The document defined NATO as a guarantor of the territorial integrity and sovereignty of the country, adding that “This will be an important incentive for the acceleration and successful completion of negotiations on the full membership of Montenegro in[to] the European Union.”
However, those who opposed the resolution insist that it is not up to the parliament to make such historic decision: The majority of the country’s population has opposed NATO membership, and some MPs spoke out to suggest a referendum on the issue of the Euro-Atlantic integration.
“NATO is a serious organization, and I don't think they would want to be in a ridiculous situation in which a country will join NATO with one government, but when the administration changes – suddenly leave the alliance,” leader of one of the main opposition parties, New Serb Democracy (NOVA), Andrija Mandic told Sputnik news agency. “In Montenegro, more than two thirds of the citizens oppose NATO, so it’s necessary that the will of the people is taken into account.”
In December, NATO foreign ministers are to hold a meeting, during which they might discuss Montenegro’s membership.
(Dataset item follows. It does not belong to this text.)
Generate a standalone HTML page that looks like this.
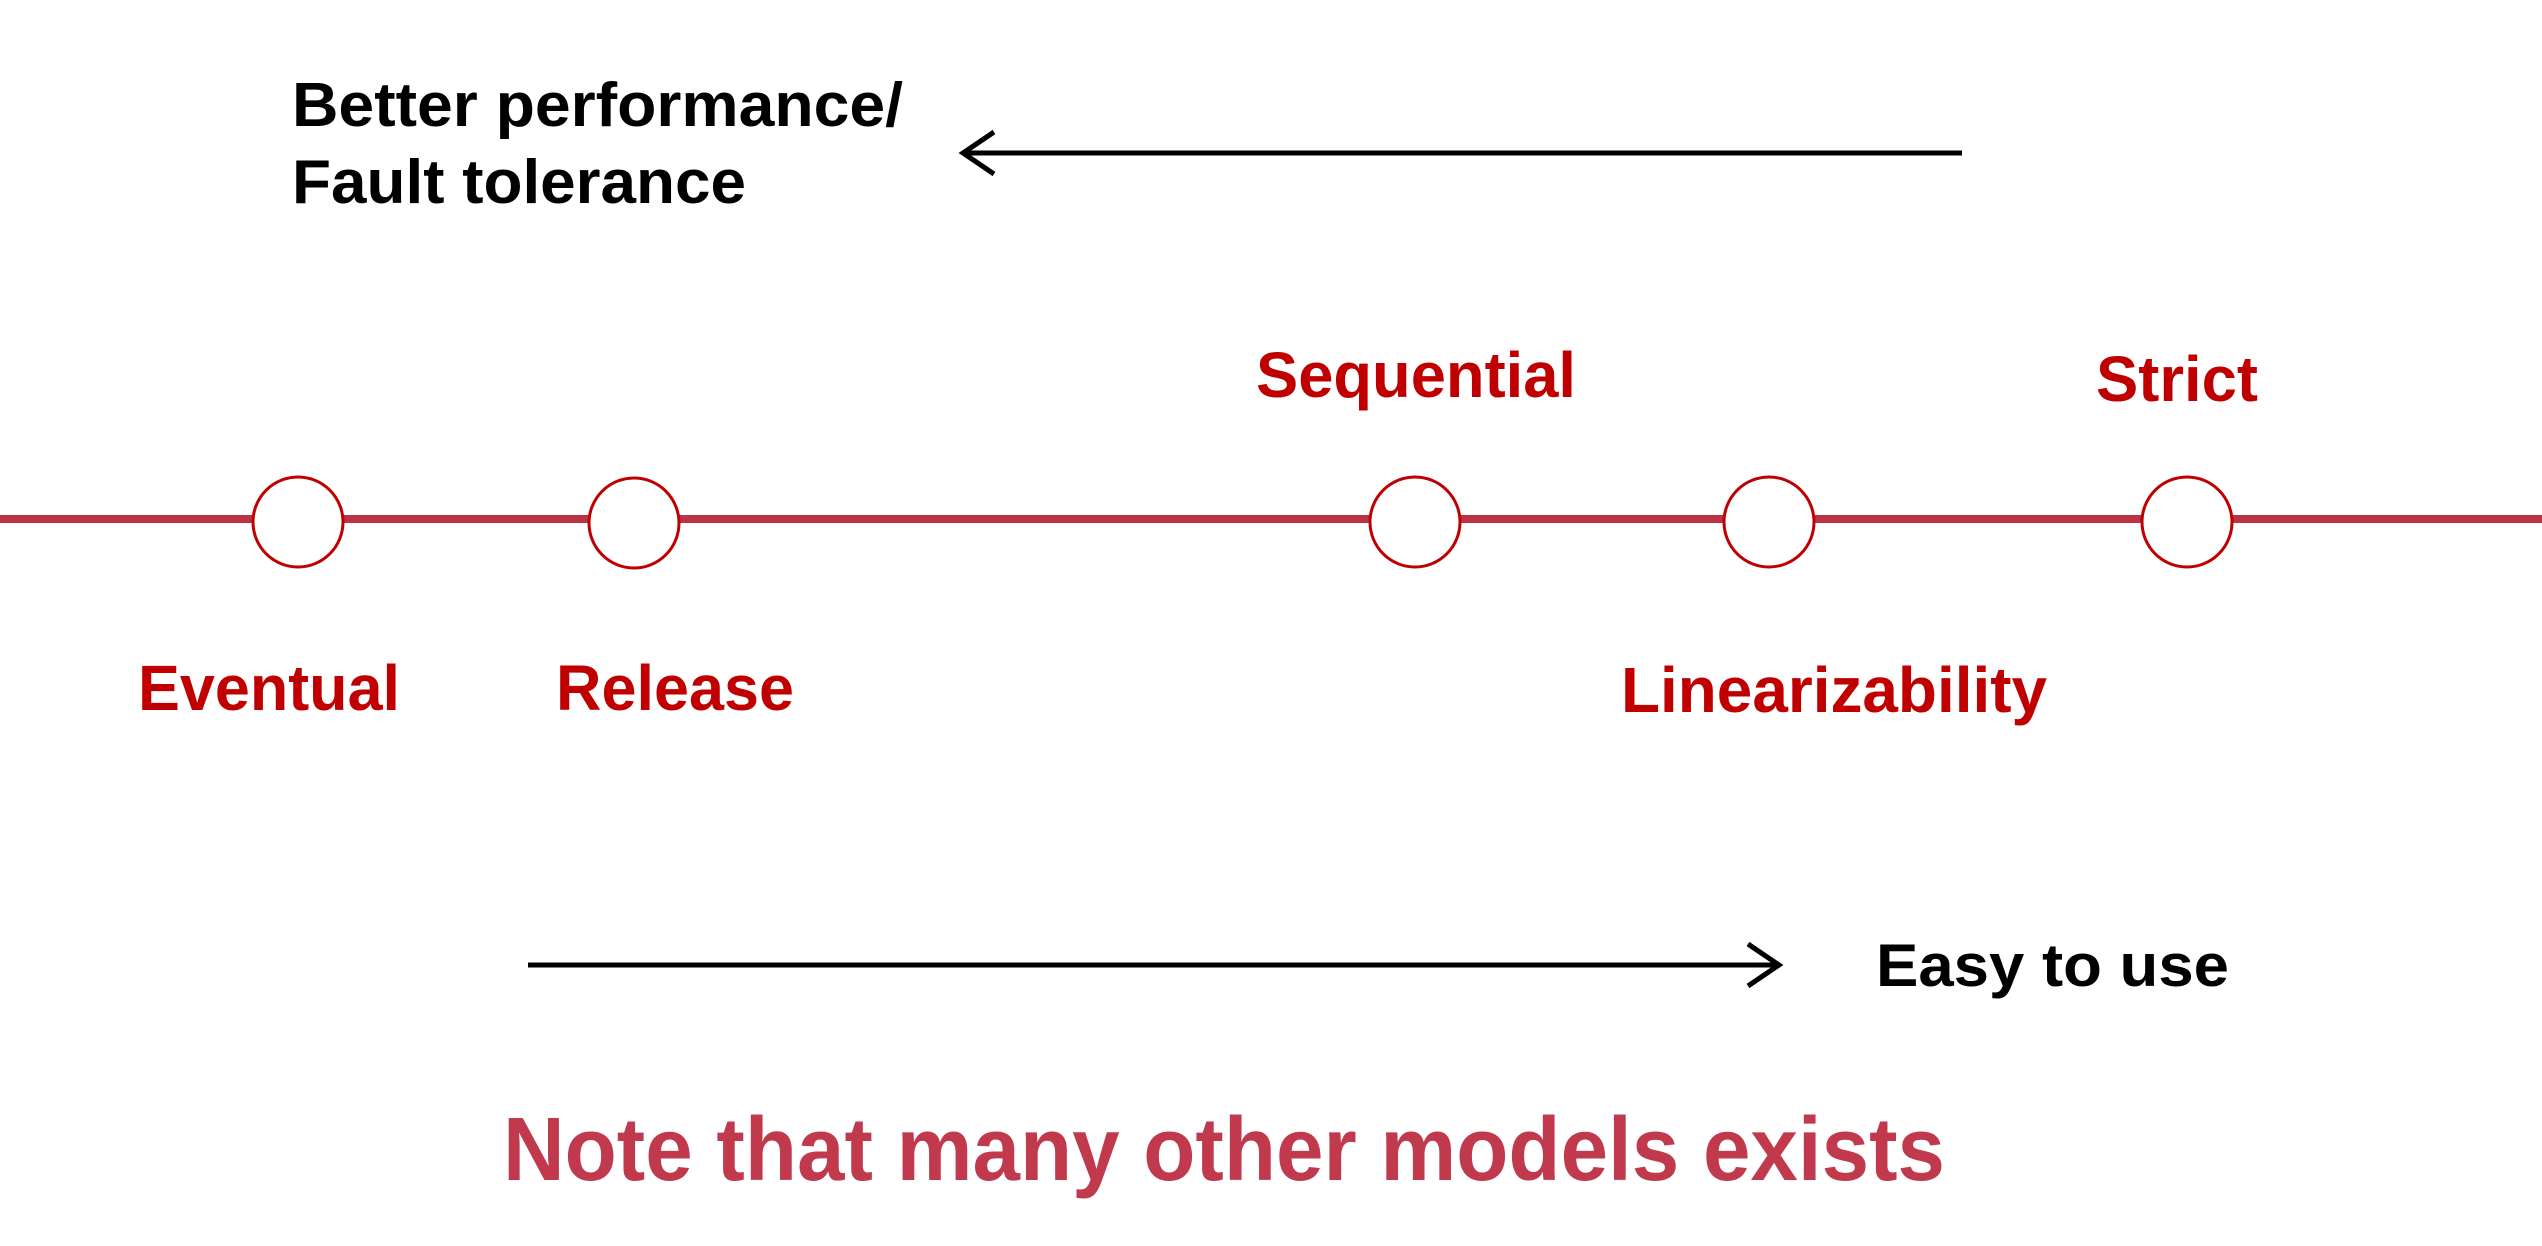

The country was granted a Membership Action Plan in 2009, while negotiations on the matter started in 2010.
Meanwhile the White House said on Monday that the US was ready to back a NATO membership invitation for Montenegro in December, provided that the former Yugoslav republic carries on its reforms.
“The vice president [Joe Biden] and prime minister [Milo Djukanovic] agreed that Montenegro's membership in NATO would firmly anchor Montenegro in Euro-Atlantic institutions, promote greater regional stability in the Balkans, and demonstrate the credibility of NATO's Open Door policy,” the White House statement said.